— START Supplied information —

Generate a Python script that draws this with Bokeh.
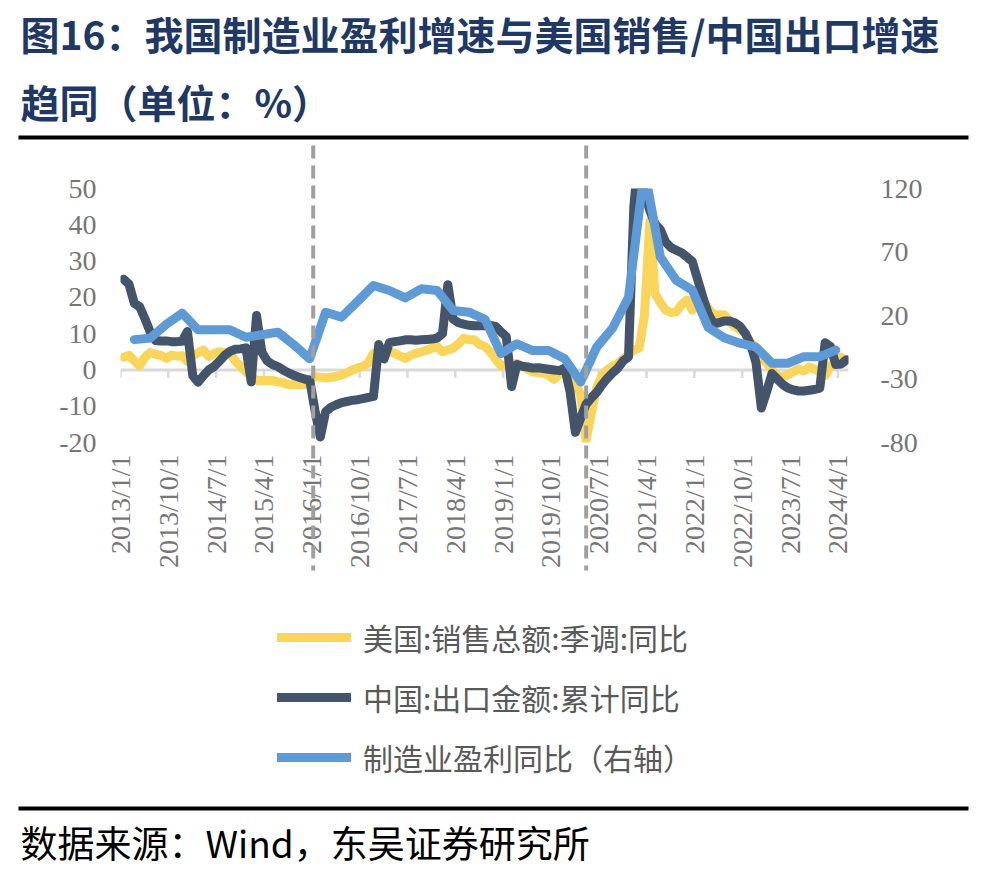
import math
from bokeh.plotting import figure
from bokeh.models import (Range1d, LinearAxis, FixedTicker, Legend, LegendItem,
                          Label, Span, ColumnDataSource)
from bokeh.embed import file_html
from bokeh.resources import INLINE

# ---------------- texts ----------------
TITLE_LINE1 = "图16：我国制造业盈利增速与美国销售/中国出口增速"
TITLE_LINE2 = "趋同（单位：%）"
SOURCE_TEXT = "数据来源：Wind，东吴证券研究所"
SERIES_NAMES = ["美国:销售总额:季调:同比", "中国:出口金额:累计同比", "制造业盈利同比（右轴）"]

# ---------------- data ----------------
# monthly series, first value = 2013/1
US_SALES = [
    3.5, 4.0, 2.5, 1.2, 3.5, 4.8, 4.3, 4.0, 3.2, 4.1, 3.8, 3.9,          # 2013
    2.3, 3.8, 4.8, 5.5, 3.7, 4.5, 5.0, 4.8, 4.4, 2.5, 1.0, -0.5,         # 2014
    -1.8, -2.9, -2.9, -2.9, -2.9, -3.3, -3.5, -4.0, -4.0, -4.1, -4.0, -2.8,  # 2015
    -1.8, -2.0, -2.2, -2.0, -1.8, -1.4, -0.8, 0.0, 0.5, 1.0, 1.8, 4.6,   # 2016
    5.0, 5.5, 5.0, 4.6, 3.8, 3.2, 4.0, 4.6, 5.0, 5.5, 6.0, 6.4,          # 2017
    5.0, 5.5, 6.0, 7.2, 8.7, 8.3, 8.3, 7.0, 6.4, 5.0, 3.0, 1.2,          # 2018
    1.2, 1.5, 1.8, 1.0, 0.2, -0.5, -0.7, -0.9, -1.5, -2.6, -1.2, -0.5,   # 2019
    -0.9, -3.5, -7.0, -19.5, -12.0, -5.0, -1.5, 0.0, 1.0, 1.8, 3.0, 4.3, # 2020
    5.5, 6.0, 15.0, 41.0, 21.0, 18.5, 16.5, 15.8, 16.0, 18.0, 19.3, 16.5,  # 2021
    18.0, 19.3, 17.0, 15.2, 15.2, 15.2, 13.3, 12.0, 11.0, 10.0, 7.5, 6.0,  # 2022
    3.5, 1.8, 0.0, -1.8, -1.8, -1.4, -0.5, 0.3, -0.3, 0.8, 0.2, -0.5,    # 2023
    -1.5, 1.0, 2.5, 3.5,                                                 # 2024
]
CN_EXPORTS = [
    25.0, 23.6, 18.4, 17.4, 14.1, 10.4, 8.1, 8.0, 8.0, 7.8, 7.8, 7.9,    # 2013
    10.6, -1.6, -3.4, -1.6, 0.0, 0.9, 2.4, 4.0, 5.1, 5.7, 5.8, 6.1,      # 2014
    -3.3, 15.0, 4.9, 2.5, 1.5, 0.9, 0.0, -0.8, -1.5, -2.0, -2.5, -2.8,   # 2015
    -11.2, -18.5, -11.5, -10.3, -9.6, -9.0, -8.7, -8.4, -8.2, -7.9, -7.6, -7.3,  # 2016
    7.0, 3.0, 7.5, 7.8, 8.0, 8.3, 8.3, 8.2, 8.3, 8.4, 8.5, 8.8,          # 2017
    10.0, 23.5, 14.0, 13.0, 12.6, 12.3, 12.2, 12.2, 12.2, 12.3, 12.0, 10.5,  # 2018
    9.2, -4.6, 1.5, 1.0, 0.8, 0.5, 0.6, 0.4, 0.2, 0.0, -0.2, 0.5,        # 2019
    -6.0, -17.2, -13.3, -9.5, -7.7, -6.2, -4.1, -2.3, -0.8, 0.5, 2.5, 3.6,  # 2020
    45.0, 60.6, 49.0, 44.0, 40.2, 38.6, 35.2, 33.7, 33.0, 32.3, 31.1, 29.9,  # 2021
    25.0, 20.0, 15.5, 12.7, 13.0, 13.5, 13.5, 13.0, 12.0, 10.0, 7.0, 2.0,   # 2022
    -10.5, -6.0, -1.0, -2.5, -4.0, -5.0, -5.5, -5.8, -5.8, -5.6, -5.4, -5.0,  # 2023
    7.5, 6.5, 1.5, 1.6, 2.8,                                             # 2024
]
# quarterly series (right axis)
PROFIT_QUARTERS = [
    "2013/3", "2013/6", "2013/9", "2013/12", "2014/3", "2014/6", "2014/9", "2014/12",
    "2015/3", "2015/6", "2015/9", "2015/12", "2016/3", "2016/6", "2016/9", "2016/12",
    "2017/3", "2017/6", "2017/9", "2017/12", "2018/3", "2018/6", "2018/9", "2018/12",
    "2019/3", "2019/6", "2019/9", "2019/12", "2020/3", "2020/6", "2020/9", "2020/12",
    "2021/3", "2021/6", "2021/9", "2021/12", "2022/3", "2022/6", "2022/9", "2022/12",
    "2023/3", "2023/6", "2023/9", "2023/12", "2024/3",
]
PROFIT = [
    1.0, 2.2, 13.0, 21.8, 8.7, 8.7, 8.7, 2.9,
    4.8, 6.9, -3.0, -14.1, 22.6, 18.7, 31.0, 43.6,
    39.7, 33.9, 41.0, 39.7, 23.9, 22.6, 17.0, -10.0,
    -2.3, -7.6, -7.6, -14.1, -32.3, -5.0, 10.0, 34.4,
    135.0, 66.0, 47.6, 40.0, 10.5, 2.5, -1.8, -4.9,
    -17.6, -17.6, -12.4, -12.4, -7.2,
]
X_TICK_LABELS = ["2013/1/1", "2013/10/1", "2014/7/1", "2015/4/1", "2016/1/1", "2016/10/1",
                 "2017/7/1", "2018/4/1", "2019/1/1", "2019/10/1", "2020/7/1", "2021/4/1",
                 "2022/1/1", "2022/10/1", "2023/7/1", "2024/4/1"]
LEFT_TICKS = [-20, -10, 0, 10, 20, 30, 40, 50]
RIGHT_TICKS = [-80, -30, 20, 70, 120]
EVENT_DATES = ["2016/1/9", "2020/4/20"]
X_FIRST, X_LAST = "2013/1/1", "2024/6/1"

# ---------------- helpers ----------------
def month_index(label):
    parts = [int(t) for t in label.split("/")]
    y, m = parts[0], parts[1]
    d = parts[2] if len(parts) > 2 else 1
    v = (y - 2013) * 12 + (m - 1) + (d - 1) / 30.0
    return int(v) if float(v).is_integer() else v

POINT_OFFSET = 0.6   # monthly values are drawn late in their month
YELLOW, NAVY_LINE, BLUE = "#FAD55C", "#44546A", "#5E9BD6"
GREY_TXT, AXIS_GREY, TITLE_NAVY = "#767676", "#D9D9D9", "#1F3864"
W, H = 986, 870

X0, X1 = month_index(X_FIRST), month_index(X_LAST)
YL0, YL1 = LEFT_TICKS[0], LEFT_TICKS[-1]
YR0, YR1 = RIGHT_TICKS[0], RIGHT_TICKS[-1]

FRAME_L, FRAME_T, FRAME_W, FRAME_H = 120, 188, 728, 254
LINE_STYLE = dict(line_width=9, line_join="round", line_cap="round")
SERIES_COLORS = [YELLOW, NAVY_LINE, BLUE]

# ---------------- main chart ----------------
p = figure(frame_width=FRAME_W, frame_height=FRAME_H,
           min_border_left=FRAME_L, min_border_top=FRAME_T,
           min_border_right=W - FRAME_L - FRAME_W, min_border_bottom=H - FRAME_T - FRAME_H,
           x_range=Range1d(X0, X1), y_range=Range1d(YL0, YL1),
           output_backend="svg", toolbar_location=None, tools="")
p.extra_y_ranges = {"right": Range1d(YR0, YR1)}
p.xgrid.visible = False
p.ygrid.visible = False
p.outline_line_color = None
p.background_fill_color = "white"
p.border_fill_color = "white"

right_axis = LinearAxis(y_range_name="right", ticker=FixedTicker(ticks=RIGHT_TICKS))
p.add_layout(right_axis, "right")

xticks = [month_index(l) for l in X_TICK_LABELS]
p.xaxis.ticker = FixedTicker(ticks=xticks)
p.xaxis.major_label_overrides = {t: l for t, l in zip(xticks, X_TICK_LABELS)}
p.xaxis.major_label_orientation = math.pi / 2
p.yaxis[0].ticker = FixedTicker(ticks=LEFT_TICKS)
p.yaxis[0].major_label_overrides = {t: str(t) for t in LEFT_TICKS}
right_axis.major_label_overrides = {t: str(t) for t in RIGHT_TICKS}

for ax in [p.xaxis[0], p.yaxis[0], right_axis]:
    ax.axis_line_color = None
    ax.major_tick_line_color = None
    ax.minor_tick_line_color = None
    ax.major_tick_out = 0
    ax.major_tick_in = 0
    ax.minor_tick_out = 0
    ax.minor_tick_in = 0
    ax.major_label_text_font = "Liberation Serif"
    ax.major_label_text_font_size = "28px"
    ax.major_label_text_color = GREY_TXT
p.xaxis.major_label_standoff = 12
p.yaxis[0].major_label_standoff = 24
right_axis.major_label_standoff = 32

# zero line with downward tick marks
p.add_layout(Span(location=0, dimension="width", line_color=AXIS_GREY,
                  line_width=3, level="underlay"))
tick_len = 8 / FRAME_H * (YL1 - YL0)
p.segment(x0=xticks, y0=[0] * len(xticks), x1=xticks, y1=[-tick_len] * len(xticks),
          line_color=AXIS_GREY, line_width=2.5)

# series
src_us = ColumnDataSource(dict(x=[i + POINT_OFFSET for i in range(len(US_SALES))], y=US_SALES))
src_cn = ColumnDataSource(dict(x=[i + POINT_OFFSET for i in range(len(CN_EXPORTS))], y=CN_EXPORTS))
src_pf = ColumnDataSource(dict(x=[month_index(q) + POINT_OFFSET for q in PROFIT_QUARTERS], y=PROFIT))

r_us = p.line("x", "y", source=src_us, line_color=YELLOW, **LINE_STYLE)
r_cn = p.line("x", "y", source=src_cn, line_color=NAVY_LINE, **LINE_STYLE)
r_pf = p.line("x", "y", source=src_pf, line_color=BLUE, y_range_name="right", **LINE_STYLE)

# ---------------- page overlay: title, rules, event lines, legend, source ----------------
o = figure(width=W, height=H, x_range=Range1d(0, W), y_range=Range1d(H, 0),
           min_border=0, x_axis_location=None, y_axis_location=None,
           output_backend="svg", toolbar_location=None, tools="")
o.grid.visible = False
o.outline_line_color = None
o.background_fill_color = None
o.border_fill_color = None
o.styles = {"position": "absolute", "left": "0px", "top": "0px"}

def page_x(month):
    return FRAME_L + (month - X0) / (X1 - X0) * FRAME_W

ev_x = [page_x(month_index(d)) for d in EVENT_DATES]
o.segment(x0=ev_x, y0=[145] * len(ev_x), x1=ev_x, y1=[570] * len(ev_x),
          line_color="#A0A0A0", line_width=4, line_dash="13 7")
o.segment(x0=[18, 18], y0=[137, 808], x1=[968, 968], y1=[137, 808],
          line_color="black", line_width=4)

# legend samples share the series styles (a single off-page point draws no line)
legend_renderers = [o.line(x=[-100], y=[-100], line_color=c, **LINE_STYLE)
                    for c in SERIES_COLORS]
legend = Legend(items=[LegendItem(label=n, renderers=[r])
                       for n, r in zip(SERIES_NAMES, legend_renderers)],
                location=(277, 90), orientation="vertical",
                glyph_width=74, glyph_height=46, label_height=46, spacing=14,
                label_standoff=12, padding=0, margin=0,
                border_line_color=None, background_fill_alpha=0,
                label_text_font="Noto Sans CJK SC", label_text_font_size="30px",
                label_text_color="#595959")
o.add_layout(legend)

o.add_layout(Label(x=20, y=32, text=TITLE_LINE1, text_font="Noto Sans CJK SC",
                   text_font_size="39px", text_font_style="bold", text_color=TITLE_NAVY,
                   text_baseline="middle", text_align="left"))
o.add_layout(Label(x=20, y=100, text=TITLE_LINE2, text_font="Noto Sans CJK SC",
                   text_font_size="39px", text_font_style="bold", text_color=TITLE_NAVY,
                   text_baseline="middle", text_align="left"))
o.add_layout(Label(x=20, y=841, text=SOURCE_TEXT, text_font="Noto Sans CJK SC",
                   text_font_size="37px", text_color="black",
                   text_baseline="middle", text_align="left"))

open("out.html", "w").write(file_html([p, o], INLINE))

— END Supplied information —

Directions:
Starting at the top of the listing above, reproduce each line up to and including the one with "from bokeh.resources import INLINE"; omit the pictures.

Right answer:
Generate a Python script that draws this with Bokeh.
import math
from bokeh.plotting import figure
from bokeh.models import (Range1d, LinearAxis, FixedTicker, Legend, LegendItem,
                          Label, Span, ColumnDataSource)
from bokeh.embed import file_html
from bokeh.resources import INLINE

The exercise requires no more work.